— start of Raw data —

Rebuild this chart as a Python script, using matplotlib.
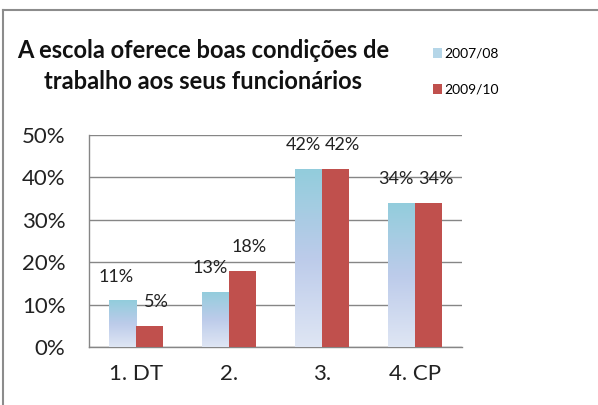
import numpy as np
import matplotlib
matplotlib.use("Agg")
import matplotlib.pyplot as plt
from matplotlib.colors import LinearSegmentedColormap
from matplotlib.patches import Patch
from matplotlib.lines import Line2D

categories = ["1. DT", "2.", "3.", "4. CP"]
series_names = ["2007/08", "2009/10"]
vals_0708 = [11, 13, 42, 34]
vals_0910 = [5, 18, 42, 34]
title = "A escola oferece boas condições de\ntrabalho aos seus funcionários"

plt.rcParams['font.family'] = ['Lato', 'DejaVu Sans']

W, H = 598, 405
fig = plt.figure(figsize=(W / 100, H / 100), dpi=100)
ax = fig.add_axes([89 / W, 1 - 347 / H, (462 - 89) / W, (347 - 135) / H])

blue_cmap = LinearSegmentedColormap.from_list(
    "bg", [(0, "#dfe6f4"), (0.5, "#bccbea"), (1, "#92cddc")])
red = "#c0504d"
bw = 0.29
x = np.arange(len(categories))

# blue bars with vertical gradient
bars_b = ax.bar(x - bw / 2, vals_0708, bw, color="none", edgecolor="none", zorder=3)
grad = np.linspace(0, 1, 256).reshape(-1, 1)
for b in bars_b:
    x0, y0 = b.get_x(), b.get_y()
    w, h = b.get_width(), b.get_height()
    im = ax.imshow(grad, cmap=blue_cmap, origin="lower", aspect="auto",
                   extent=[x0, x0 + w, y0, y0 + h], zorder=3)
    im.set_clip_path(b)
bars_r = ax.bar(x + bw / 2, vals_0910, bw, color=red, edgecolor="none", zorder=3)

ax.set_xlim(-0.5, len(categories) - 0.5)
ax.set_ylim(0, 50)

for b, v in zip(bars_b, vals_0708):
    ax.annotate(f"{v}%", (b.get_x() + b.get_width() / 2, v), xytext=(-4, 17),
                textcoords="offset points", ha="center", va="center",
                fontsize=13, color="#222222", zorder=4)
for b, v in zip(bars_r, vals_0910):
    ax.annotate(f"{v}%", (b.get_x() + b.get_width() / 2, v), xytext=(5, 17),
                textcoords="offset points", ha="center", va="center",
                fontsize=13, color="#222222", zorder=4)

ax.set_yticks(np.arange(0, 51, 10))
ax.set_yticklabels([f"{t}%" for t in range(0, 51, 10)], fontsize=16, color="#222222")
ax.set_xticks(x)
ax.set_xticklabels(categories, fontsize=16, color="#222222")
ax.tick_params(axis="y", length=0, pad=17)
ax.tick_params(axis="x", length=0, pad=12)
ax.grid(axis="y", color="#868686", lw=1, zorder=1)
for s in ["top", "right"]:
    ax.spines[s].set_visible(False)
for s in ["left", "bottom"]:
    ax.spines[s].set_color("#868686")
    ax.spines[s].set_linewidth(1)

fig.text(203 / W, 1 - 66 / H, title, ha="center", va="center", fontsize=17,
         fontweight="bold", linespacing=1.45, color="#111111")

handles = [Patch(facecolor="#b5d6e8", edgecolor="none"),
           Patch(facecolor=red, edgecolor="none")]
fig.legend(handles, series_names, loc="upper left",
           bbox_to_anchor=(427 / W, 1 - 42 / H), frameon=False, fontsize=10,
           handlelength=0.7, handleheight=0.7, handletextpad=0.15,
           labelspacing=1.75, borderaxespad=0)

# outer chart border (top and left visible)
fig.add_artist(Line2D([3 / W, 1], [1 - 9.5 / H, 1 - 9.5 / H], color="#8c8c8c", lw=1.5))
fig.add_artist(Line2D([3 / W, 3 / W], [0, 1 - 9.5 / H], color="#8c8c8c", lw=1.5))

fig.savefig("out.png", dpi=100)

— end of Raw data —

§ **Exercise goal**: Do not copy the pictures, but repeat every line exactly.

§ **Correct response**:
Rebuild this chart as a Python script, using matplotlib.
import numpy as np
import matplotlib
matplotlib.use("Agg")
import matplotlib.pyplot as plt
from matplotlib.colors import LinearSegmentedColormap
from matplotlib.patches import Patch
from matplotlib.lines import Line2D

categories = ["1. DT", "2.", "3.", "4. CP"]
series_names = ["2007/08", "2009/10"]
vals_0708 = [11, 13, 42, 34]
vals_0910 = [5, 18, 42, 34]
title = "A escola oferece boas condições de\ntrabalho aos seus funcionários"

plt.rcParams['font.family'] = ['Lato', 'DejaVu Sans']

W, H = 598, 405
fig = plt.figure(figsize=(W / 100, H / 100), dpi=100)
ax = fig.add_axes([89 / W, 1 - 347 / H, (462 - 89) / W, (347 - 135) / H])

blue_cmap = LinearSegmentedColormap.from_list(
    "bg", [(0, "#dfe6f4"), (0.5, "#bccbea"), (1, "#92cddc")])
red = "#c0504d"
bw = 0.29
x = np.arange(len(categories))

# blue bars with vertical gradient
bars_b = ax.bar(x - bw / 2, vals_0708, bw, color="none", edgecolor="none", zorder=3)
grad = np.linspace(0, 1, 256).reshape(-1, 1)
for b in bars_b:
    x0, y0 = b.get_x(), b.get_y()
    w, h = b.get_width(), b.get_height()
    im = ax.imshow(grad, cmap=blue_cmap, origin="lower", aspect="auto",
                   extent=[x0, x0 + w, y0, y0 + h], zorder=3)
    im.set_clip_path(b)
bars_r = ax.bar(x + bw / 2, vals_0910, bw, color=red, edgecolor="none", zorder=3)

ax.set_xlim(-0.5, len(categories) - 0.5)
ax.set_ylim(0, 50)

for b, v in zip(bars_b, vals_0708):
    ax.annotate(f"{v}%", (b.get_x() + b.get_width() / 2, v), xytext=(-4, 17),
                textcoords="offset points", ha="center", va="center",
                fontsize=13, color="#222222", zorder=4)
for b, v in zip(bars_r, vals_0910):
    ax.annotate(f"{v}%", (b.get_x() + b.get_width() / 2, v), xytext=(5, 17),
                textcoords="offset points", ha="center", va="center",
                fontsize=13, color="#222222", zorder=4)

ax.set_yticks(np.arange(0, 51, 10))
ax.set_yticklabels([f"{t}%" for t in range(0, 51, 10)], fontsize=16, color="#222222")
ax.set_xticks(x)
ax.set_xticklabels(categories, fontsize=16, color="#222222")
ax.tick_params(axis="y", length=0, pad=17)
ax.tick_params(axis="x", length=0, pad=12)
ax.grid(axis="y", color="#868686", lw=1, zorder=1)
for s in ["top", "right"]:
    ax.spines[s].set_visible(False)
for s in ["left", "bottom"]:
    ax.spines[s].set_color("#868686")
    ax.spines[s].set_linewidth(1)

fig.text(203 / W, 1 - 66 / H, title, ha="center", va="center", fontsize=17,
         fontweight="bold", linespacing=1.45, color="#111111")

handles = [Patch(facecolor="#b5d6e8", edgecolor="none"),
           Patch(facecolor=red, edgecolor="none")]
fig.legend(handles, series_names, loc="upper left",
           bbox_to_anchor=(427 / W, 1 - 42 / H), frameon=False, fontsize=10,
           handlelength=0.7, handleheight=0.7, handletextpad=0.15,
           labelspacing=1.75, borderaxespad=0)

# outer chart border (top and left visible)
fig.add_artist(Line2D([3 / W, 1], [1 - 9.5 / H, 1 - 9.5 / H], color="#8c8c8c", lw=1.5))
fig.add_artist(Line2D([3 / W, 3 / W], [0, 1 - 9.5 / H], color="#8c8c8c", lw=1.5))

fig.savefig("out.png", dpi=100)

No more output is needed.